Le varianti del morbo inficiano i poteri magici dell’elisir miracoloso? Tranquilli, secondo gli alchimisti dell’Impero tutto si risolverà aumentando le distanze dall’Inter, cioé interpersonali: 40 centimetri in più, lo ha sentenziato il solito oracolo algoritmico partorito dagli alambicchi fatati; perfino il povero John Holmes, eccelso uomo con 30 centimetri di dimensione – artistica, come da annales – sarebbe in ambasce.
Ulisse mio, sei il modello unico – no agenzia entrate, grazie – dell’omuncolo moderno (o post moderno)? Miti classici nati per spiegare l’incomprensibile: il bipede umano, coacervo, viva il Cervo, sommatoria, delta – talvolta di Venere – di peculiarità positive e negative, dal risultato complessivo e finale spesso incerto; come molte paternità. Ulisse oggi, nel Mondo Dopo, saresti il perfetto leader multitasking che non deve chiedere mai e soprattutto non ascolta il canto e le parole delle Sirene; curiosità infinita, hybris nella volontà di andare oltre ogni limite: senza i folli voli di Odisseo – e di Icaro incauto – saremmo rimasti per sempre incollati al suolo, ma certe volte per volare basterebbero la fantasia e due corde legate ai rami degli Alberi. Conoscere il passato è necessario per costruire l’avvenire, sapendo coniugare i verbi al futuro; considerando che abbiamo notevoli difficoltà con il congiuntivo, ormai quasi estinto, difficilmente riusciremo a farci assolvere – nonostante principi e principesse del Foro, nell’ozonosfera – con il condizionale.
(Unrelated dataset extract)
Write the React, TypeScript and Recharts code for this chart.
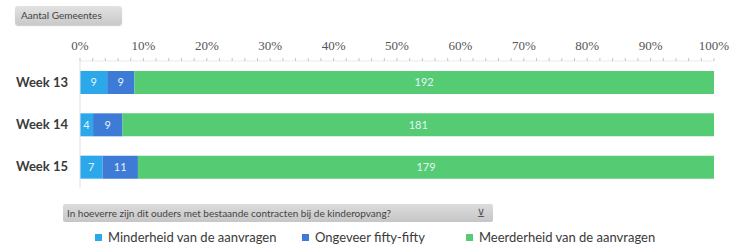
import React from "react";
import { Bar, BarChart, LabelList, XAxis, YAxis } from "recharts";

const weeks = ["Week 13", "Week 14", "Week 15"];
const minderheid = [9, 4, 7];
const fiftyFifty = [9, 9, 11];
const meerderheid = [192, 181, 179];
const percentTicks = [0, 0.02, 0.04, 0.06, 0.08, 0.1, 0.12, 0.14, 0.16, 0.18, 0.2, 0.22, 0.24, 0.26, 0.28, 0.3, 0.32, 0.34, 0.36, 0.38, 0.4, 0.42, 0.44, 0.46, 0.48, 0.5, 0.52, 0.54, 0.56, 0.58, 0.6, 0.62, 0.64, 0.66, 0.68, 0.7, 0.72, 0.74, 0.76, 0.78, 0.8, 0.82, 0.84, 0.86, 0.88, 0.9, 0.92, 0.94, 0.96, 0.98, 1];

const series = [
  { dataKey: "minderheid", label: "Minderheid van de aanvragen", color: "#2ba8ea", legendX: 95 },
  { dataKey: "fifty", label: "Ongeveer fifty-fifty", color: "#3d7bd6", legendX: 302 },
  { dataKey: "meerderheid", label: "Meerderheid van de aanvragen", color: "#55cb74", legendX: 466 }
];

const data = weeks.map((week, i) => ({
  week,
  minderheid: minderheid[i],
  fifty: fiftyFifty[i],
  meerderheid: meerderheid[i]
}));

const PercentTick = (props: any) => {
  const { x, y, payload } = props;
  const v = Math.round(payload.value * 100);
  const major = v % 10 === 0;
  return (
    <g>
      <line x1={x} x2={x} y1={y - 3} y2={y} stroke="#c4c4c4" strokeWidth={1} />
      {major && (
        <text x={x} y={y - 11} textAnchor="middle" fontFamily="'Liberation Serif', serif" fontSize={13} fill="#555">
          {v}%
        </text>
      )}
    </g>
  );
};

export default function App() {
  return (
    <div style={{ position: "fixed", left: 0, top: 0, width: 733, height: 246, background: "#fff", overflow: "hidden" }}>
      <div
        style={{
          position: "absolute",
          left: 15,
          top: 6,
          width: 107,
          height: 19,
          borderRadius: 3,
          background: "linear-gradient(#e2e2e2, #c9c9c9)",
          boxShadow: "0 1px 1px rgba(0,0,0,0.2)",
          fontFamily: "Lato, sans-serif",
          fontSize: 10,
          lineHeight: "19px",
          color: "#444",
          paddingLeft: 6,
          boxSizing: "border-box"
        }}
      >
        Aantal Gemeentes
      </div>
      <BarChart
        width={733}
        height={246}
        data={data}
        layout="vertical"
        stackOffset="expand"
        margin={{ top: 60, right: 19, left: 0, bottom: 58 }}
      >
        <XAxis
          type="number"
          orientation="top"
          domain={[0, 1]}
          ticks={percentTicks}
          interval={0}
          tick={<PercentTick />}
          tickLine={false}
          tickSize={0}
          tickMargin={0}
          axisLine={{ stroke: "#ececec" }}
          height={1}
        />
        <YAxis
          type="category"
          dataKey="week"
          width={80}
          tickLine={false}
          axisLine={{ stroke: "#e0e0e0" }}
          tickSize={0}
          tickMargin={12}
          tick={{ fontFamily: "Lato, sans-serif", fontSize: 13, fontWeight: 700, fill: "#3a3a3a" }}
        />
        {series.map((s) => (
          <Bar key={s.dataKey} dataKey={s.dataKey} name={s.label} stackId="a" fill={s.color} barSize={23} isAnimationActive={false}>
            <LabelList dataKey={s.dataKey} position="center" fill="#e6f3f8" fontSize={11} fontFamily="Lato, sans-serif" />
          </Bar>
        ))}
      </BarChart>
      <div
        style={{
          position: "absolute",
          left: 63,
          top: 204,
          width: 430,
          height: 18,
          borderRadius: 2,
          background: "linear-gradient(#dcdcdc, #c6c6c6)",
          fontFamily: "Lato, sans-serif",
          fontSize: 10,
          lineHeight: "18px",
          color: "#444",
          paddingLeft: 4,
          boxSizing: "border-box"
        }}
      >
        In hoeverre zijn dit ouders met bestaande contracten bij de kinderopvang?
        <span style={{ position: "absolute", right: 8, top: 0, fontSize: 11, color: "#555" }}>⊻</span>
      </div>
      {series.map((s) => (
        <div
          key={s.dataKey}
          style={{
            position: "absolute",
            left: s.legendX,
            top: 229,
            display: "flex",
            alignItems: "center",
            fontFamily: "Lato, sans-serif",
            fontSize: 13,
            color: "#3a3a3a",
            whiteSpace: "nowrap"
          }}
        >
          <span style={{ width: 7, height: 7, background: s.color, display: "inline-block", marginRight: 6 }} />
          {s.label}
        </div>
      ))}
    </div>
  );
}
Ulisse eroe che sfrutta la tékne e la mekané per concretizzare le proprie intuizioni: 100 ne pensi, 1000 ne combini. Sei stato l’incarnazione della definitiva primazia – senza trascurare le amorevoli seconde e terze ziette – della mente calcolante calcolatrice razionale, sull’animo e sulla mente poetici passionali onirici;
sei stato Tu a beffare le Sirene, fingendo che con un po’ di cera nelle orecchie e legato all’albero della nave, potesse essere sconfitto il loro potere, la loro malia, o sono state le Sirene a baloccarsi con la Tua rinomata astuzia, mimando il canto e opponendo invece al tuo inestinguibile errare un silenzio così innaturale e assordante che sarebbe stato impossibile non udirlo? Sei più umano nella visione dantesca o in quella kafkiana? Nella veste di eroe o in quella di piccolo uomo che si barcamena per sopravvivere al cospetto di entità e forze più soverchianti e potenti?
Senza il Tuo esempio, niente Luna e niente uova rotte nel paniere di Marte, ma forse non avremmo nemmeno commesso il peggiore dei crimini: novelli seguaci di Lucrezia Borgia, saremmo stati così svegli – ci si sono svuotate le clessidre? – da non avvelenare la nostra unica casa planetaria.
Stupido illudersi di trovare salvezza attraverso gli stessi meccanismi di pensiero e gli stessi strumenti che hanno creato il Problema, vero Albert?
Più esemplare, ammirevole, paradigmatico Ulisse o il capo dei Nativi americani, conosciuto con il nome di Seattle?
Noi almeno sappiamo questo: la terra non appartiene all’uomo, bensi’ e’ l’uomo che appartiene alla terra. Questo noi lo sappiamo. Tutte le cose sono legate fra loro come il sangue che unisce i membri della stessa famiglia. Tutte le cose sono legate fra loro. Tutto cio’ che si fa per la terra lo si fa per i suoi figli.
Dalla lettera del capo Seattle al grande padre bianco di Washington, 1854.